### [Given exercise]
Copy, exactly as written, the lines that begin at the one containing "Output the Python" and end at the one containing "return (H - MB - y) / PH". Skip any pictures in the data below.

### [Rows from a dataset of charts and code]

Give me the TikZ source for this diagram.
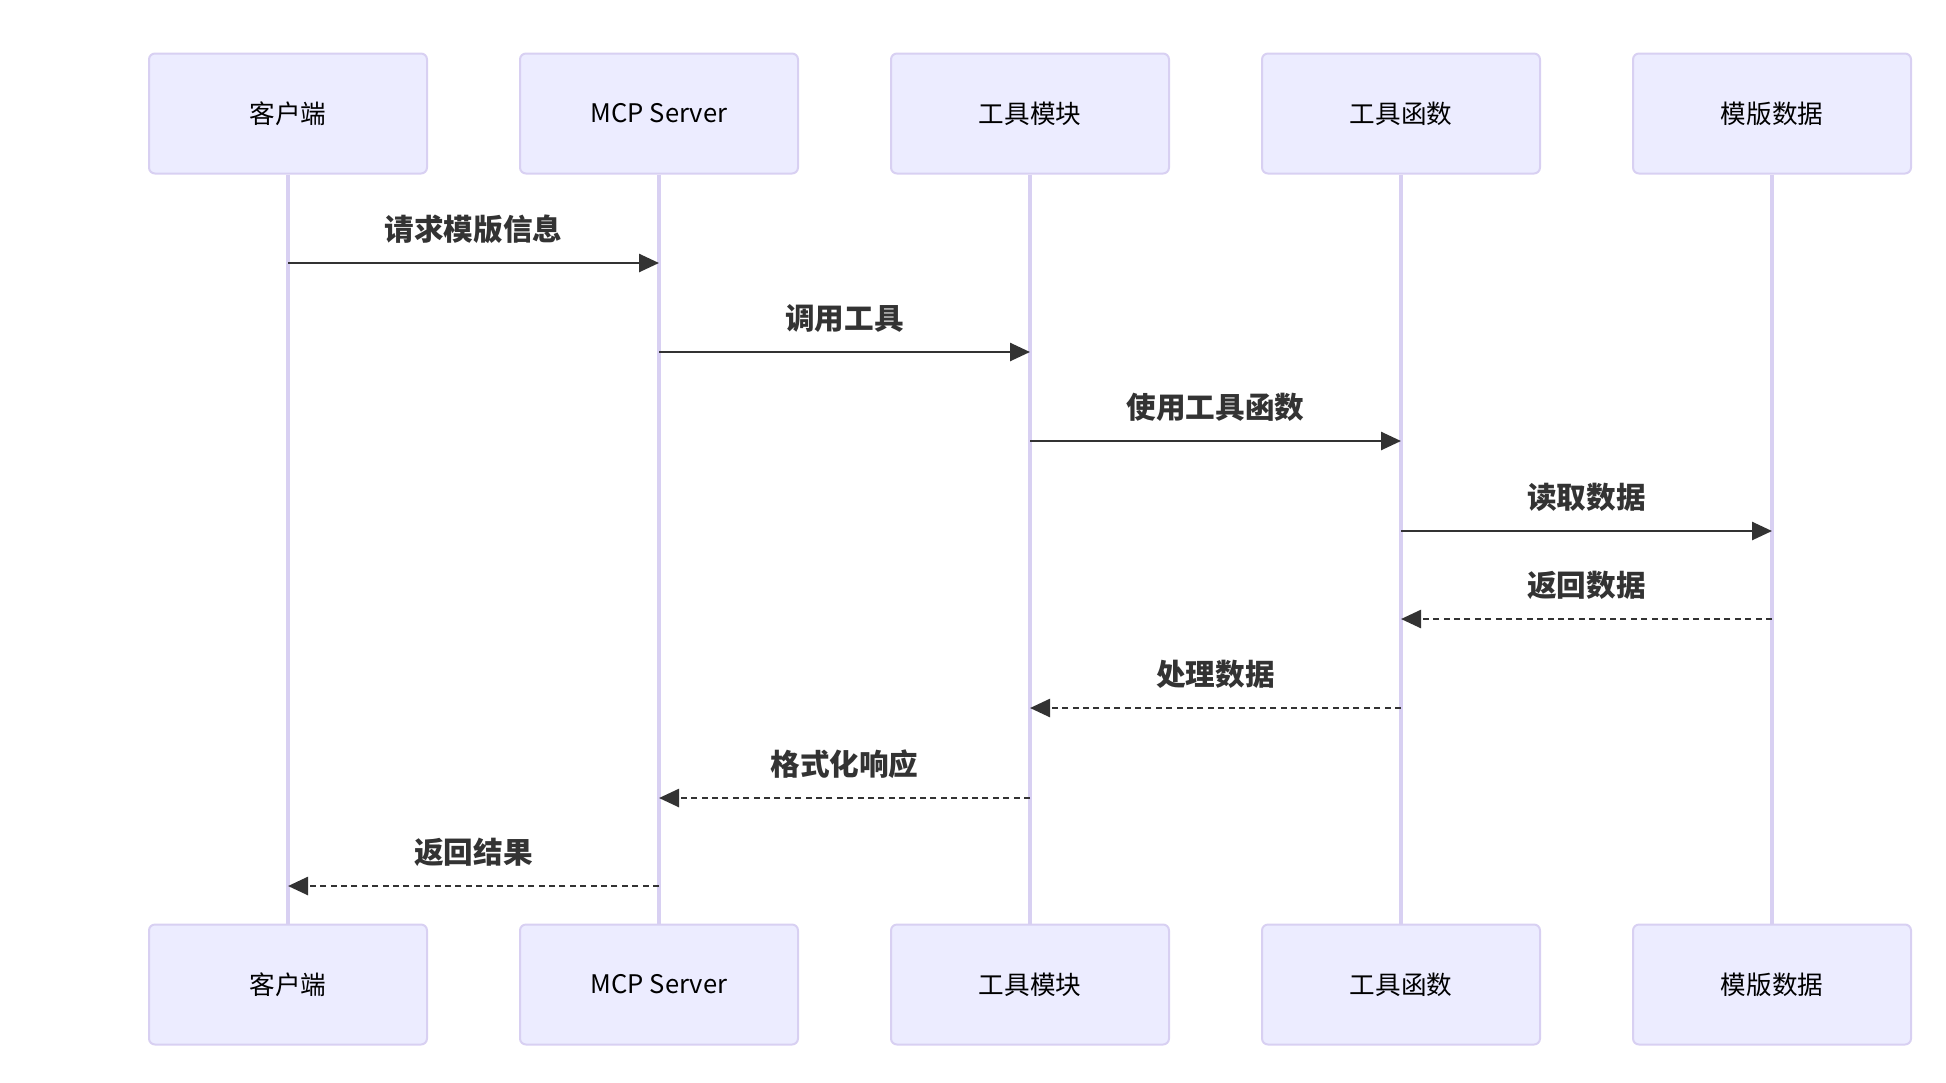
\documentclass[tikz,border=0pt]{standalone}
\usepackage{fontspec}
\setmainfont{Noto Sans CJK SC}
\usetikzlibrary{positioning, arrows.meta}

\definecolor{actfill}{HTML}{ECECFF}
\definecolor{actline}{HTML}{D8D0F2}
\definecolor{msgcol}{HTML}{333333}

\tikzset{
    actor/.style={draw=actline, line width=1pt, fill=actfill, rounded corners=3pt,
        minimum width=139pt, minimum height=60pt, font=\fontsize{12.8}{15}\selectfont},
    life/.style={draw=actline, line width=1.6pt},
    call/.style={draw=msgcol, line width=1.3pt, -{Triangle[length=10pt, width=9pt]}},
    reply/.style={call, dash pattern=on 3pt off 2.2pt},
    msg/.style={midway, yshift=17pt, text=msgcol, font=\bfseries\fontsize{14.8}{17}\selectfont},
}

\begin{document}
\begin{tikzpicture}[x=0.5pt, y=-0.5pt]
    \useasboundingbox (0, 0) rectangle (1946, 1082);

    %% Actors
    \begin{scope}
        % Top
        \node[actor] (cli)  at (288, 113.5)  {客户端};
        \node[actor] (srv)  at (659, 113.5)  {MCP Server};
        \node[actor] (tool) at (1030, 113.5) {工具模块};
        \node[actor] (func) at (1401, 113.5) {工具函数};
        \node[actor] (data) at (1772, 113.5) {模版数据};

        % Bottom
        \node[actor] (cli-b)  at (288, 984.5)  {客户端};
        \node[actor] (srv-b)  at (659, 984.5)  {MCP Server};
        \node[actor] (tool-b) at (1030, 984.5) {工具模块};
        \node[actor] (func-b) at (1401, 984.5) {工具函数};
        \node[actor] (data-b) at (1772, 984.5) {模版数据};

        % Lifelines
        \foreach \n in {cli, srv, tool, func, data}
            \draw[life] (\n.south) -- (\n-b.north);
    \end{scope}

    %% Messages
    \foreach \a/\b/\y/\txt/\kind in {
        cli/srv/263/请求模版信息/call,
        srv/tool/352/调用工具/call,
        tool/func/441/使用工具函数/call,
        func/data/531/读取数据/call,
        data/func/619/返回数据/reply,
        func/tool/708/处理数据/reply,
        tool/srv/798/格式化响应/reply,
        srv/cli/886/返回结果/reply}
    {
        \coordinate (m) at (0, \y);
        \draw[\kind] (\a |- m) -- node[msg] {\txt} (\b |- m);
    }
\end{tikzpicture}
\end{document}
==
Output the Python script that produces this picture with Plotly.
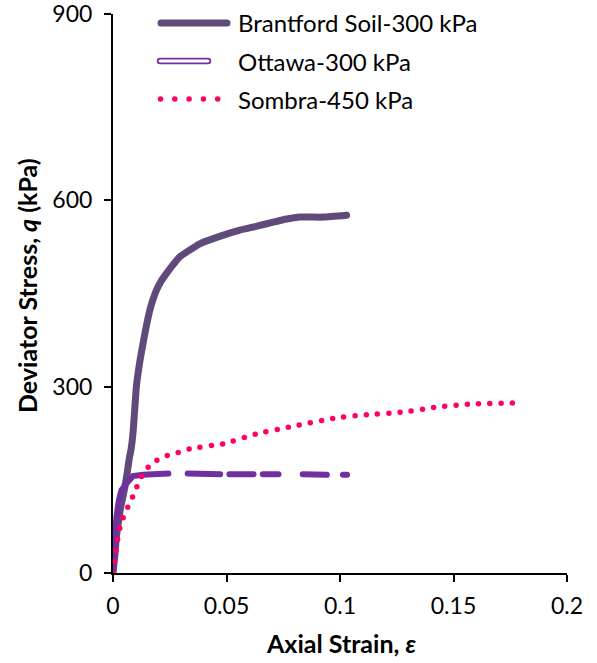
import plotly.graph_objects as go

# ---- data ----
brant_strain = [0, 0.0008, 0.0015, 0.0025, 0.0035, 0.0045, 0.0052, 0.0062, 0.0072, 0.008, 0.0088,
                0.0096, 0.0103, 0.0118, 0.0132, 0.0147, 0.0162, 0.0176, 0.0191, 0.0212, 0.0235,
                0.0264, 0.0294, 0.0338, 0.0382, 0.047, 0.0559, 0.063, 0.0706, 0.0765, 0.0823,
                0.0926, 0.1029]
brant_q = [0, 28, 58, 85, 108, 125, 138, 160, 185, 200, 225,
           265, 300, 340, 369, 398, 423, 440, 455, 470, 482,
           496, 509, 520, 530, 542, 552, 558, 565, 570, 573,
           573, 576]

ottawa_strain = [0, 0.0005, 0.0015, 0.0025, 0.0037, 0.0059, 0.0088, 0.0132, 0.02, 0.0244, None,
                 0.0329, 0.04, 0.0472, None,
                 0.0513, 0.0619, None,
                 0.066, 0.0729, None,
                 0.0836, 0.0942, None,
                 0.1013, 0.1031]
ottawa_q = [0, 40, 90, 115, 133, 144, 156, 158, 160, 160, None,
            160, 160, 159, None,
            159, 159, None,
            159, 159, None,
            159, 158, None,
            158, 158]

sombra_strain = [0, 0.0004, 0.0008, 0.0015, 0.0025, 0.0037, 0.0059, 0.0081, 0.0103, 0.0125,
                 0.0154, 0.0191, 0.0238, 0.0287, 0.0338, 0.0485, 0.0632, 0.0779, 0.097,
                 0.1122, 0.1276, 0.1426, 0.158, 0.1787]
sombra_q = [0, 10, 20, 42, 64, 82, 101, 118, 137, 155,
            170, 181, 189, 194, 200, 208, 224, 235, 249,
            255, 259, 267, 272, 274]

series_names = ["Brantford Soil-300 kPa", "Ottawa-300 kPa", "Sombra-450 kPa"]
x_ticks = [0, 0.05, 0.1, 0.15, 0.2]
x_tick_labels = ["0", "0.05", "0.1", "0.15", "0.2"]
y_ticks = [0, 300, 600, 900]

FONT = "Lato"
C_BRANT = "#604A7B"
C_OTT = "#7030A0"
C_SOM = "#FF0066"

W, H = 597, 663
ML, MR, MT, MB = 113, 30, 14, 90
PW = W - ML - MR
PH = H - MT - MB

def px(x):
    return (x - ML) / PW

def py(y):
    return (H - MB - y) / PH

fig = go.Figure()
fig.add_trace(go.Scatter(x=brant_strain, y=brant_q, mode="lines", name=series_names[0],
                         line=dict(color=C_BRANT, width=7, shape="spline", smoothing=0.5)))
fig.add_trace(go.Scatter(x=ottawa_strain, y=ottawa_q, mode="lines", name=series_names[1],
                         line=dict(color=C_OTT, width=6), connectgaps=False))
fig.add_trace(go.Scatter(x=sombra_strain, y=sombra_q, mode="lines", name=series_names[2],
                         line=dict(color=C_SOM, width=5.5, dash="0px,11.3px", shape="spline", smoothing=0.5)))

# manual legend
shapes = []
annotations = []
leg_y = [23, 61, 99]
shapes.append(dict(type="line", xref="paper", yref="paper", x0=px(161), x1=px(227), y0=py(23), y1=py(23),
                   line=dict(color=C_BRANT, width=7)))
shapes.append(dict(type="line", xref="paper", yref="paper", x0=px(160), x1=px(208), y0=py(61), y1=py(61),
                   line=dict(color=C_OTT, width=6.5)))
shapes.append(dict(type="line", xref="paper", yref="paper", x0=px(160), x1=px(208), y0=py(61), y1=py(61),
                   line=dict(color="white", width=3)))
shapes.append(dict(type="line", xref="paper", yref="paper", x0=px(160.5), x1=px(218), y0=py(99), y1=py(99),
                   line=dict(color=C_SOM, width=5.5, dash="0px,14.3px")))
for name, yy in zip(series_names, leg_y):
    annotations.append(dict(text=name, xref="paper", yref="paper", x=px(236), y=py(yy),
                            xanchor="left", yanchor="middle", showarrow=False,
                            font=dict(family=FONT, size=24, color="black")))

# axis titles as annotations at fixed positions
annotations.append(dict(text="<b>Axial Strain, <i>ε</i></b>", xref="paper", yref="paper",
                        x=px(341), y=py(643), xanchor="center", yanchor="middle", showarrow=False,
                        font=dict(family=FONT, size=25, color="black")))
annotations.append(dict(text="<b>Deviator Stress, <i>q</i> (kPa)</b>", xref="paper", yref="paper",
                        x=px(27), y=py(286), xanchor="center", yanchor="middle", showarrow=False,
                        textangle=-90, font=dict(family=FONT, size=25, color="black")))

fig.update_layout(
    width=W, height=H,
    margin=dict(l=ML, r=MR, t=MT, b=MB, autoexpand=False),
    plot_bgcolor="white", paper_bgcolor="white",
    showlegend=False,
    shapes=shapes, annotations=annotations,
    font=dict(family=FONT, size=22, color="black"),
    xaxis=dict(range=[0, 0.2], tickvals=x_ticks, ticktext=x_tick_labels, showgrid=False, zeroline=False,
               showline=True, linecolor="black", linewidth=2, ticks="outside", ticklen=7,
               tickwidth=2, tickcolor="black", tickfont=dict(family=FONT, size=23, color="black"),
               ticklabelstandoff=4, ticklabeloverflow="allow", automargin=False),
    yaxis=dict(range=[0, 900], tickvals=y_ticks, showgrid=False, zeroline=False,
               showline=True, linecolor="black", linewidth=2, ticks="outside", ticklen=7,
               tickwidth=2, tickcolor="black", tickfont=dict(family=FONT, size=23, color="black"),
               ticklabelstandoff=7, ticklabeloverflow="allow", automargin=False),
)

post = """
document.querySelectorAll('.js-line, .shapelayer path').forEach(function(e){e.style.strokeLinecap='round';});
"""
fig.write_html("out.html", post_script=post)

### [Output below]
Output the Python script that produces this picture with Plotly.
import plotly.graph_objects as go

# ---- data ----
brant_strain = [0, 0.0008, 0.0015, 0.0025, 0.0035, 0.0045, 0.0052, 0.0062, 0.0072, 0.008, 0.0088,
                0.0096, 0.0103, 0.0118, 0.0132, 0.0147, 0.0162, 0.0176, 0.0191, 0.0212, 0.0235,
                0.0264, 0.0294, 0.0338, 0.0382, 0.047, 0.0559, 0.063, 0.0706, 0.0765, 0.0823,
                0.0926, 0.1029]
brant_q = [0, 28, 58, 85, 108, 125, 138, 160, 185, 200, 225,
           265, 300, 340, 369, 398, 423, 440, 455, 470, 482,
           496, 509, 520, 530, 542, 552, 558, 565, 570, 573,
           573, 576]

ottawa_strain = [0, 0.0005, 0.0015, 0.0025, 0.0037, 0.0059, 0.0088, 0.0132, 0.02, 0.0244, None,
                 0.0329, 0.04, 0.0472, None,
                 0.0513, 0.0619, None,
                 0.066, 0.0729, None,
                 0.0836, 0.0942, None,
                 0.1013, 0.1031]
ottawa_q = [0, 40, 90, 115, 133, 144, 156, 158, 160, 160, None,
            160, 160, 159, None,
            159, 159, None,
            159, 159, None,
            159, 158, None,
            158, 158]

sombra_strain = [0, 0.0004, 0.0008, 0.0015, 0.0025, 0.0037, 0.0059, 0.0081, 0.0103, 0.0125,
                 0.0154, 0.0191, 0.0238, 0.0287, 0.0338, 0.0485, 0.0632, 0.0779, 0.097,
                 0.1122, 0.1276, 0.1426, 0.158, 0.1787]
sombra_q = [0, 10, 20, 42, 64, 82, 101, 118, 137, 155,
            170, 181, 189, 194, 200, 208, 224, 235, 249,
            255, 259, 267, 272, 274]

series_names = ["Brantford Soil-300 kPa", "Ottawa-300 kPa", "Sombra-450 kPa"]
x_ticks = [0, 0.05, 0.1, 0.15, 0.2]
x_tick_labels = ["0", "0.05", "0.1", "0.15", "0.2"]
y_ticks = [0, 300, 600, 900]

FONT = "Lato"
C_BRANT = "#604A7B"
C_OTT = "#7030A0"
C_SOM = "#FF0066"

W, H = 597, 663
ML, MR, MT, MB = 113, 30, 14, 90
PW = W - ML - MR
PH = H - MT - MB

def px(x):
    return (x - ML) / PW

def py(y):
    return (H - MB - y) / PH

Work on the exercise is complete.